Nagelsmann hatte umgestellt, Kimmich in der Mitte zur Sicherheit Corentin Tolisso als zweiten Sechser an die Seite gestellt, aus der Viererkette in der Abwehr eine Dreierkette gemacht, den in Bochum mal wieder so schwachen Dayot Upamecano auf die Bank gesetzt. Aber es hakte wieder viel im Münchner Spiel. Und der Trainer kam nicht daran vorbei, auch diesmal das Verteidigungsverhalten zu kritisieren. "Nicht wirklich giftig", so beschrieb er es beim Gegentor.

Nagelsmann sprach zwar auch von einem "Kommunikationsthema": Hernández hätte besser gecoacht werden müssen.
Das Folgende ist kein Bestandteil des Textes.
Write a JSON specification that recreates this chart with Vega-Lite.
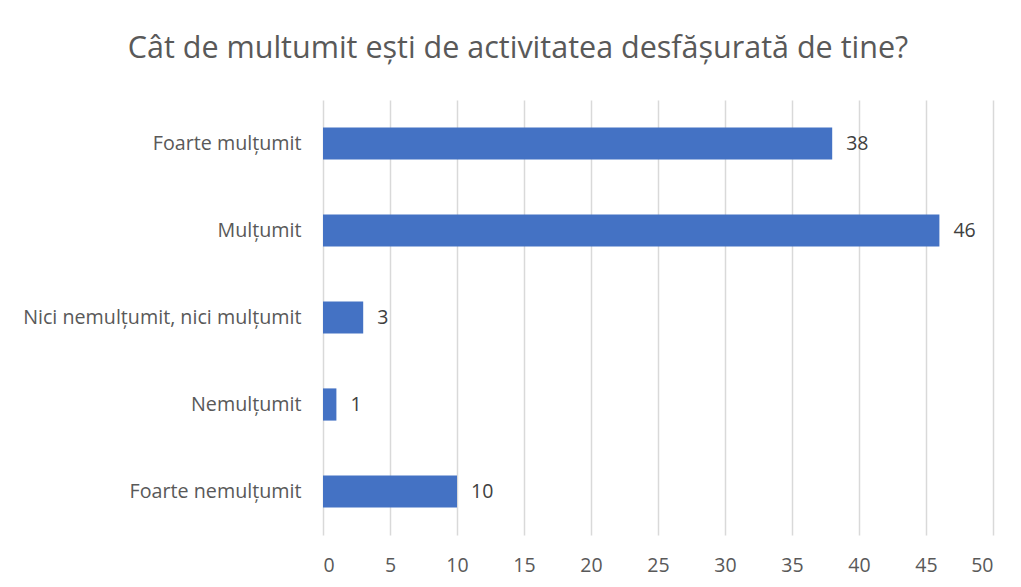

Vielleicht hätte Manuel Neuer etwas Hilfreiches gerufen, wenn er da gewesen wäre, der Nationaltorwart, der nach seiner Knie-OP zum zweiten Mal von Sven Ulreich vertreten wurde. Nagelsmanns Worte waren aber eher als Kritik an den übrigen Verteidigern zu verstehen. "Da müssen wir im Coaching zulegen", sagte er, "von der Mitte nach außen". Darüber hinaus darf man von Hernández, immerhin der teuerste Verteidiger der deutschen Fußballgeschichte, wohl auch erwarten, dass er einen Stürmer nicht einfach vorbeilaufen lässt, auch wenn ihn niemand dabei anleitet und es sich um einen sehr schnellen Stürmer wie Adeyemi handelt.

Doch es gehört zu den Themen dieser Tage beim FC Bayern, dass selbst der teuerste Abwehrspieler im Kader noch beweisen muss, dass er auf höchstem Niveau für die Bayern verteidigen kann. 2020, beim Champions-League-Sieg, hieß der Abwehrchef David Alaba. Lucas Hernández stülpte sich bei der Jubelfeier zwar kunstvoll den Henkelpokal über den Kopf. Aber er war nur Ersatzspieler.